Task description: Every line from the start of the records through the line with "plt.rcParams['font.family'] = ['Liberation" is to be written out exactly; pictures are not.

Input:

+ + + +

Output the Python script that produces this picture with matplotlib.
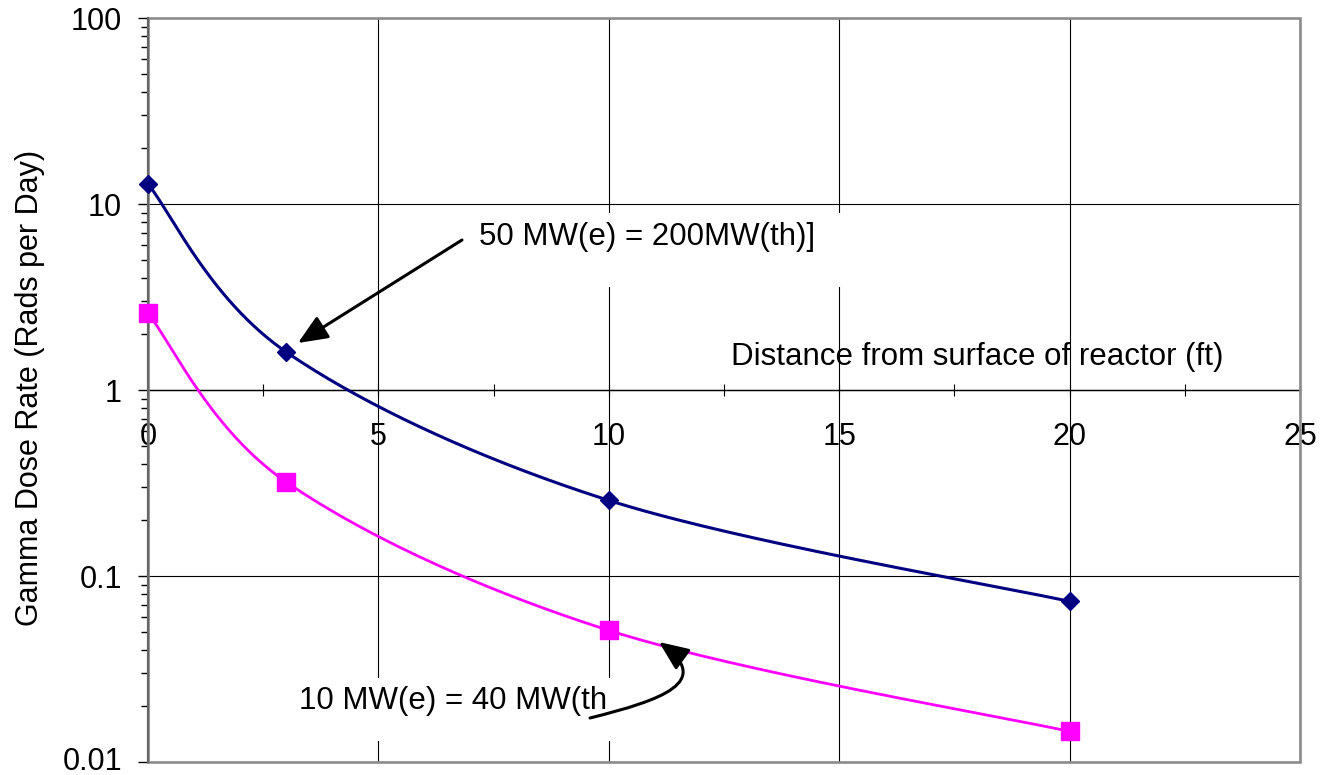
import numpy as np
import matplotlib
matplotlib.use("Agg")
import matplotlib.pyplot as plt
from matplotlib.patches import Rectangle, FancyArrowPatch
from matplotlib.path import Path
from matplotlib.transforms import ScaledTranslation
from matplotlib.ticker import MultipleLocator, LogLocator, FixedLocator, FixedFormatter

plt.rcParams['font.family'] = ['Liberation Sans', 'DejaVu Sans']

# ---- data ----
distance_ft = [0, 3, 10, 20]
dose_50mwe = [12.8, 1.6, 0.255, 0.073]     # 50 MW(e) = 200 MW(th)
dose_10mwe = [2.58, 0.32, 0.051, 0.0146]   # 10 MW(e) = 40 MW(th)
x_ticks = [0, 5, 10, 15, 20, 25]
y_ticks = [0.01, 0.1, 1, 10, 100]
y_tick_labels = ["0.01", "0.1", "1", "10", "100"]
label_50 = "50 MW(e) = 200MW(th)]"
label_10 = "10 MW(e) = 40 MW(th"
x_title = "Distance from surface of reactor (ft)"
y_title = "Gamma Dose Rate (Rads per Day)"

NAVY = "#000080"
MAGENTA = "#FF00FF"
FS_TICK = 22
FS_TEXT = 22.5
FS_YLAB = 22

W, H = 1329, 775
L, R, T, B = 148, 1300, 18, 762


def px2ax(x, y):
    return ((x - L) / (R - L), (B - y) / (B - T))


def excel_smooth(xs, ys, n=60):
    """Excel-style smoothed line (cardinal Bezier) in x / log10(y) space."""
    p = np.column_stack([np.asarray(xs, float), np.log10(ys)])
    out = []
    m = len(p)
    t = np.linspace(0, 1, n)[:, None]
    for i in range(m - 1):
        p0, p3 = p[i], p[i + 1]
        pm = p[i - 1] if i > 0 else p[i]
        pp = p[i + 2] if i + 2 < m else p[i + 1]
        c1 = p0 + (p3 - pm) / 6.0
        c2 = p3 - (pp - p0) / 6.0
        seg = ((1 - t) ** 3) * p0 + 3 * ((1 - t) ** 2) * t * c1 + 3 * (1 - t) * t ** 2 * c2 + t ** 3 * p3
        out.append(seg if i == 0 else seg[1:])
    arr = np.vstack(out)
    return arr[:, 0], 10 ** arr[:, 1]


fig = plt.figure(figsize=(W / 100, H / 100), dpi=100)
ax = fig.add_axes([L / W, 1 - B / H, (R - L) / W, (B - T) / H])

ax.set_yscale('log')
ax.set_xlim(0, 25)
ax.set_ylim(0.01, 100)

# grid / ticks
ax.xaxis.set_major_locator(FixedLocator(x_ticks))
ax.xaxis.set_minor_locator(MultipleLocator(2.5))
ax.yaxis.set_major_locator(FixedLocator(y_ticks))
ax.yaxis.set_major_formatter(FixedFormatter(y_tick_labels))
ax.yaxis.set_minor_locator(LogLocator(base=10, subs=np.arange(2, 10)))
ax.yaxis.set_minor_formatter(plt.NullFormatter())
ax.grid(True, which='major', color='black', lw=0.8, zorder=0.5)
ax.set_axisbelow(True)

# spines
for s in ['top', 'right']:
    ax.spines[s].set_visible(False)
ax.spines['bottom'].set_position(('data', 1))
ax.spines['bottom'].set_color('black')
ax.spines['bottom'].set_linewidth(1.0)
ax.spines['bottom'].set_zorder(2)
ax.spines['left'].set_color('#666666')
ax.spines['left'].set_linewidth(1.6)

# plot-area border
ax.add_patch(Rectangle((0, 0), 1, 1, transform=ax.transAxes, fill=False,
                       edgecolor='#8c8c8c', lw=1.9, zorder=2.5, clip_on=False))

ax.tick_params(axis='x', which='both', direction='inout', color='black',
               labelsize=FS_TICK, pad=19, length=8.6, width=0.8)
ax.tick_params(axis='y', which='major', direction='out', length=7.2, width=1.0,
               color='black', labelsize=FS_TICK, pad=11.5)
ax.tick_params(axis='y', which='minor', direction='out', length=5.0, width=1.0,
               color='black')

# nudge the lowest y tick label slightly up so it stays inside the figure
_ticks = ax.yaxis.get_major_ticks(len(y_ticks))
_lab = _ticks[0].label1
_lab.set_transform(_lab.get_transform() + ScaledTranslation(0, 2.5 / 72, fig.dpi_scale_trans))

# white boxes behind annotation texts
x0, y0 = px2ax(466, 287)
x1, y1 = px2ax(860, 213)
ax.add_patch(Rectangle((x0, y0), x1 - x0, y1 - y0, transform=ax.transAxes,
                       facecolor='white', edgecolor='none', zorder=1))
x0, y0 = px2ax(290, 741)
x1, y1 = px2ax(620, 678)
ax.add_patch(Rectangle((x0, y0), x1 - x0, y1 - y0, transform=ax.transAxes,
                       facecolor='white', edgecolor='none', zorder=1))

# series
sx, sy = excel_smooth(distance_ft, dose_50mwe)
ax.plot(sx, sy, color=NAVY, lw=2.2, zorder=3, clip_on=False)
ax.plot(distance_ft, dose_50mwe, ls='none', marker='D', ms=9.6, color=NAVY,
        mec=NAVY, mew=1, zorder=4, clip_on=False)

sx, sy = excel_smooth(distance_ft, dose_10mwe)
ax.plot(sx, sy, color=MAGENTA, lw=2.0, zorder=3, clip_on=False)
ax.plot(distance_ft, dose_10mwe, ls='none', marker='s', ms=12.5, color=MAGENTA,
        mec=MAGENTA, mew=1, zorder=4, clip_on=False)

# axis titles
ax.set_xlabel(x_title, fontsize=FS_TEXT)
ax.xaxis.label.set_va('center')
ax.xaxis.label.set_ha('center')
ax.xaxis.set_label_coords(*px2ax(977, 357))
ax.set_ylabel(y_title, fontsize=FS_YLAB)
ax.yaxis.set_label_coords((30 - L) / (R - L), px2ax(0, 388)[1])
ax.yaxis.label.set_va('center')

# annotations
ax.text(*px2ax(479, 237), label_50, transform=ax.transAxes,
        fontsize=FS_TEXT, ha='left', va='center', zorder=5)
ax.text(*px2ax(299, 701), label_10, transform=ax.transAxes,
        fontsize=FS_TEXT, ha='left', va='center', zorder=5)

arrow_style = '-|>,head_length=0.75,head_width=0.32'
a1 = FancyArrowPatch(px2ax(462, 240), px2ax(298, 343), transform=ax.transAxes,
                     arrowstyle=arrow_style, mutation_scale=24, color='black',
                     lw=2.2, shrinkA=0, shrinkB=0, zorder=5)
ax.add_patch(a1)

curve = Path([px2ax(590, 718), px2ax(662, 700), px2ax(714, 682), px2ax(659, 642)],
             [Path.MOVETO, Path.CURVE4, Path.CURVE4, Path.CURVE4])
a2 = FancyArrowPatch(path=curve, transform=ax.transAxes, arrowstyle=arrow_style,
                     mutation_scale=24, color='black', lw=2.2, zorder=5)
ax.add_patch(a2)

fig.savefig('out.png', dpi=100, facecolor='white')
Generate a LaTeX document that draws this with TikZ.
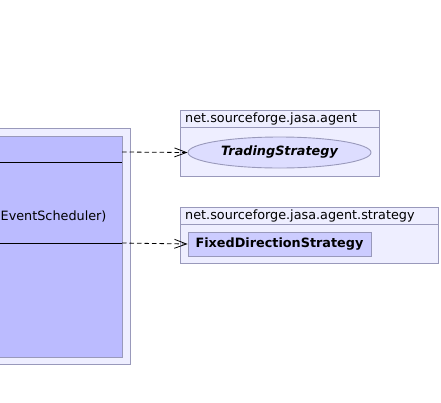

+ + + +

Solution to the exercise:
Output the Python script that produces this picture with matplotlib.
import numpy as np
import matplotlib
matplotlib.use("Agg")
import matplotlib.pyplot as plt
from matplotlib.patches import Rectangle, FancyArrowPatch
from matplotlib.path import Path
from matplotlib.transforms import ScaledTranslation
from matplotlib.ticker import MultipleLocator, LogLocator, FixedLocator, FixedFormatter

plt.rcParams['font.family'] = ['Liberation Sans', 'DejaVu Sans']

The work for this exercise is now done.